Born 27 July 1933 at Lambeth, London but his family moved soon afterwards to Pen-y-groes, Carmarthenshire. He attended the village primary school, and afterwards the Amman Valley Grammar School, Ammanford. He was married with two children.
David Evans played for the Ammanford cricket club and impressed the Glamorgan committee members during a benefit match against the county team. He made his debut as a wicket-keeper for Glamorgan in 1956, and was awarded his county cap in 1959 when the long-serving Haydn Davies retired. Highly-regarded for his efficient and unobtrusive approach, he was considered to be one of the finest wicketkeepers in the County Championship, and in 1963 claimed 89 victims, a county record. In 1967 he was awarded a Churchill Scholarship which enabled him to travel to Australia, New Zealand, Fiji, Sri Lanka and Singapore where he delivered lectures and studied coaching methods. He retired after the 1969 season, when he had been given a benefit, and during his county career he had scored 2,875 runs at an average of 10.53, and as wicketkeeper he caught 502 and stumped 56 victims.

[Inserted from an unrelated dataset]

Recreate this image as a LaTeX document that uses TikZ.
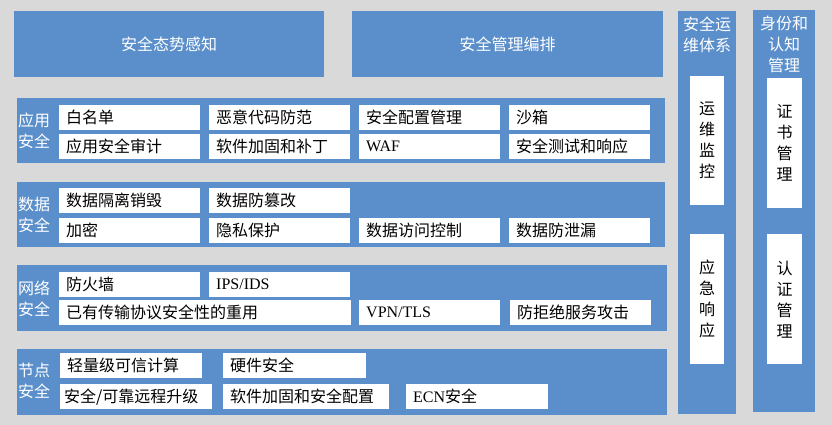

He was then responsible for coaching duties at The Hague and Tasmania, and in 1971 joined the first-class umpires list. He officiated in nine Test matches between 1981 and 1985, and his first Test was the famous Ashes match between England and Australia held at Headingley in 1981, when England's Ian Botham almost single-handedly beat Australia. Ill-health led to his retirement from the Test match panel but the respect in which he was held was reflected by his appointment as chairman of the professional group of first-class umpires.
He was a popular after dinner speaker, and, a fluent Welsh speaker, he frequently contributed to BBC Welsh-language sports programmes.
David Evans died at Dre-fach, Llandysul on 25 March, 1990.